Dublin Theatre Festival 2025: Three Sisters
- Chris O'Rourke
- 12 hours ago
- 3 min read

Three Sisters. Image, Ros Kavanagh
****
Mr Byrnes famously exclaimed in The Simpsons, after Marge painted a portrait of him nude, ‘I don't know if it's art, but I don't hate it’. Something similar might be said of Ciara Elizabeth Smyth's adaptation of Anton Chekhov's Three Sisters. Do we know if it’s Chekhov? The Russian writer’s 1900 tale of the three Prozorov sisters living a country life of busy banality is dry dramedy. Smyth the ideal person to adapt given both writers share an absurdist sense of understated humour. But then, you might also think, I don't know if it's Ciara Elizabeth Smyth. Exposition is clunky, passages overstay their welcome, and Smyth’s effortless blend of comedy and tragedy seems separated into conflicting energies. Yet perhaps the issue lies elsewhere, like director Marc Atkinson Borrull. Who conceived the current adaption along with designer, Molly O’Cathain and Smyth. Directing Three Sisters in large, broad strokes as a play of opposing halves. The first a high blown 70s sitcom of long suffering women and hapless men who believe themselves geniuses hard done by. The second a soap opera of melodramatic proportions. Like Fawlty Towers meets Eastenders, the twain never convincingly merge, leaving cast often looking hamstrung or adrift. Even as the solution was right there in plain sight.

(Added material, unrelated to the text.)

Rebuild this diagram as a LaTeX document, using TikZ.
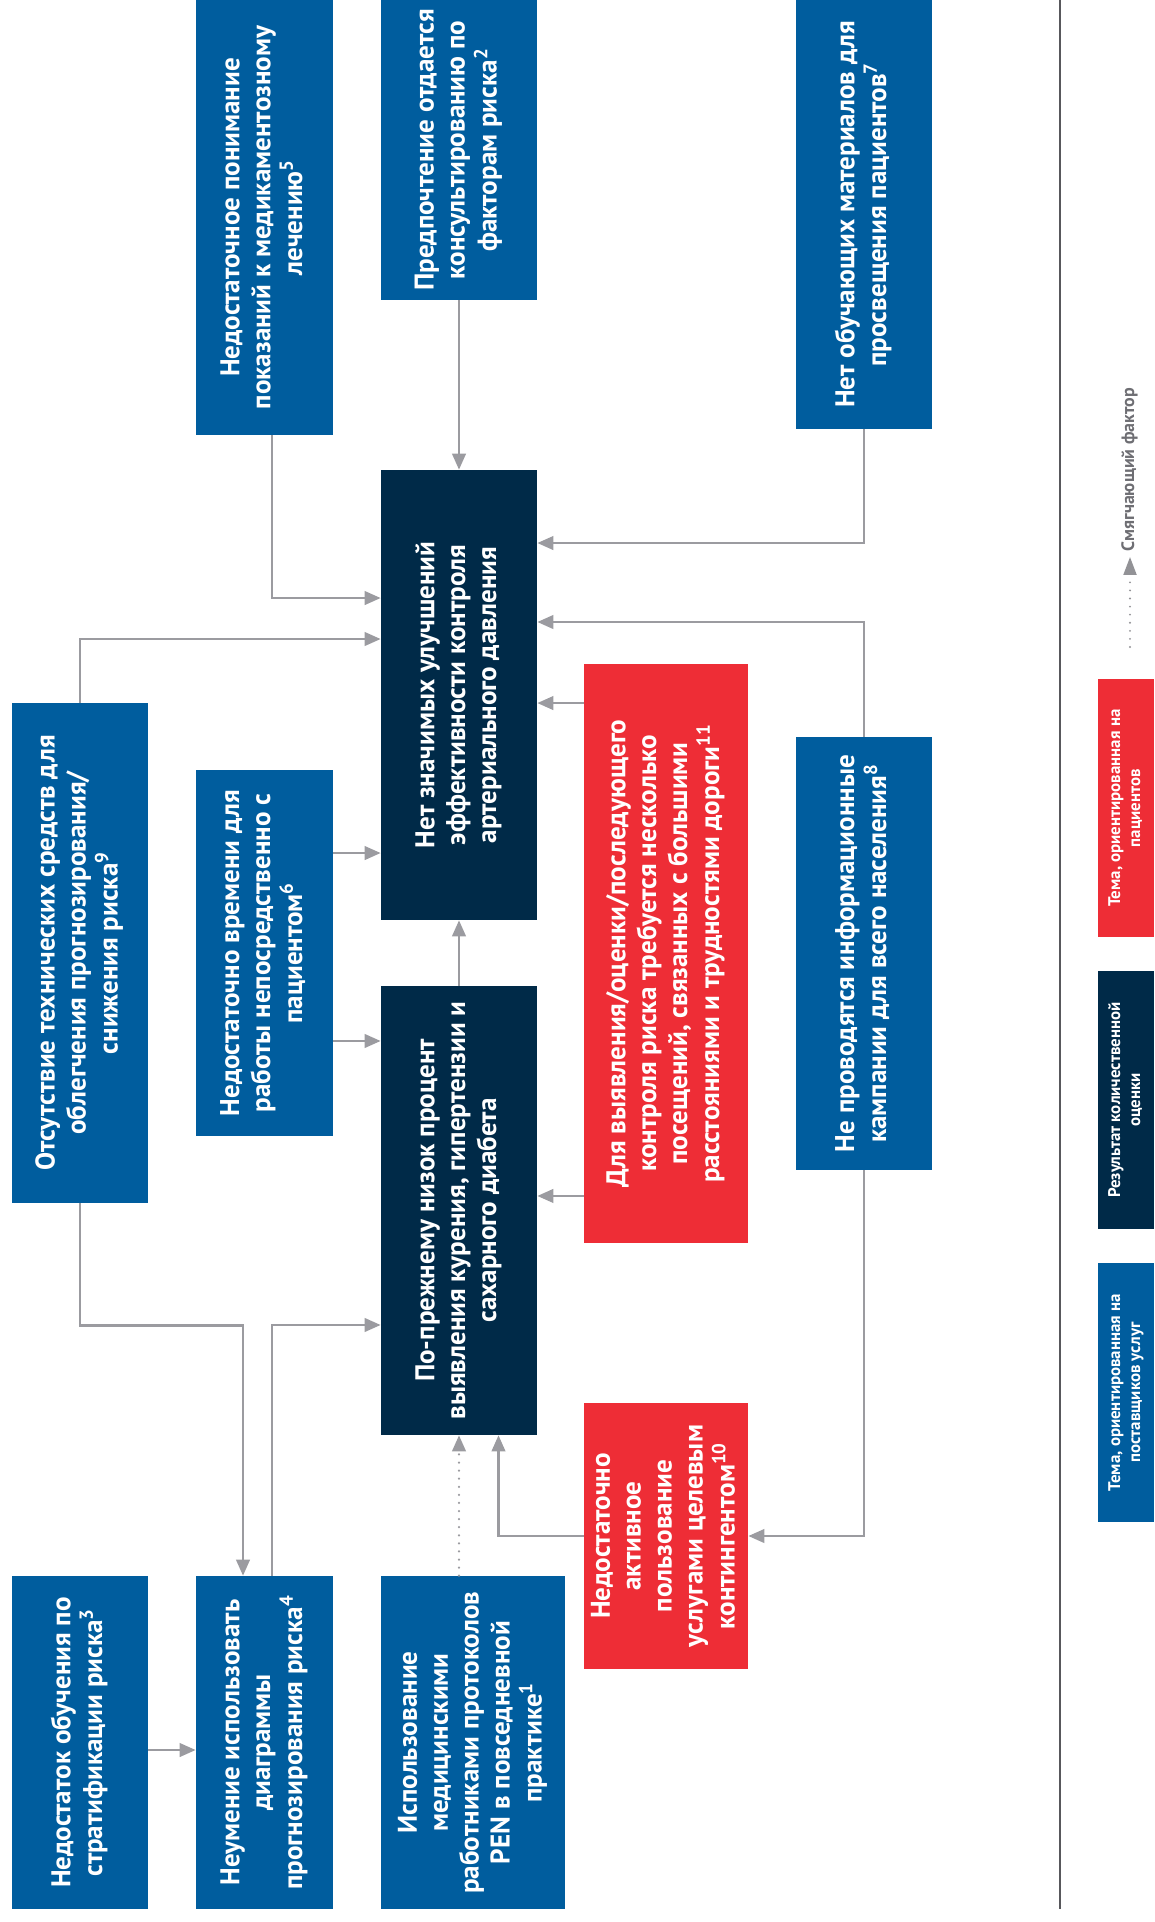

Meghan Cusack and Breffni Holahan in Three Sisters. Image, Ros Kavanagh
A parade of parties, soldiers, fires and farewells begins with Breffni Holahan’s Olga jumping up as if her caffeine just kicked in. Wide eyed, wildly delirious, Holahan is hilarious as the oldest sister cawing about returning to Moscow with its parties and fresh beginnings. Rattling on to Máiréad Tyers' flower arranging Irina whose birthday it is, the youngest sister sharing her day with the anniversary of their father’s death. Bored, glum, buried in her book, Megan Cusack’s marvellous middle sister Masha is married to the monotonous, moustached Kulygin. Cameron Tharmaratnam’s monument to banality one of many characters reduced to comic book caricatures. Along with Noelle Brown’s Anfisa, essentially a doddery Mrs Doyle, and Alex Murphy’s hopeless Andrew, a hen pecked musician. Throw in Terence Keeley’s cologne loving Solyony, Darragh Feehely’s procrastinating Tuzenbakh, Michael Tient and Marty Breen’s soldiers, and Fionn Ó Loingsigh’s commander Vershinin, he of the suicidal wife, and who can blame her, and Three Sisters’ cast of comic, though not complex characters is complete. Barring sensitive outsider, Natasha. Saoirse-Monica Jackson as the anxious wife of Andrew who worms her way into becoming the family matriarch. Deliberately or by dint of circumstances? Now it’s getting interesting. Jackson, along with Lorcan Cranitch as Chebutykin, a doctor of questionable skill, fleshing characters with greater depth and ambiguity. Jackson sensational in a richly nuanced performance where comedy often cries and tragedy frequently laughs.

Saoirse-Monica Jackson in Three Sisters. Image, Ros Kavanagh
Visually, it was an easy day at the office for O’Cathain whose blue curtained walls with long table doesn’t tax, or assist, the imagination. Even if a superb fire effect is impressive to behold. Compensating for John Gunning’s descending light rig that feels like a military interrogation. A visual flip into a black box space where cast sit as if watching rehearsals confirms what some might have begun to suspect; that this production needs more time to get to the soul of things. The final, crucial encounter with Irina and Tuzenbakh feeling hollowed out of humour, drama and tragedy, even as the impressive Tyers and Feehely come close, with an unexpected kiss adding layers of ambiguity. Of which Chekhov and Smyth are masters, and which will hopefully deepen as the run progresses. Fusing Three Sister’s divergent metals into a single, precious element, with Tyers and Feehely leading the way.

Máiréad Tyers, Breffni Holahan and Meghan Cusack in Three Sisters. Image, Ros Kavanagh
What is it all for? Philosopher poets believing there has to be something better to life? Is it art? Is it Chekhov? It’s certainly not Chekhov forever linked with Stanislavski. Still, if it’s not classical Chekhov, you don’t hate it. Indeed, there is much to enjoy in Smyth’s ambitious reimagining, including the hope it might marinate into something luxurious. Like Jackson and Cranitch, whose exquisite performances are a joy to watch.
Three Sisters by Anton Chekhov, adapted by Ciara Elizabeth Smyth, presented by Sugarglass and Once Off Productions, runs at The Gaiety Theatre as part of Dublin Theatre Festival 2025 until October 12.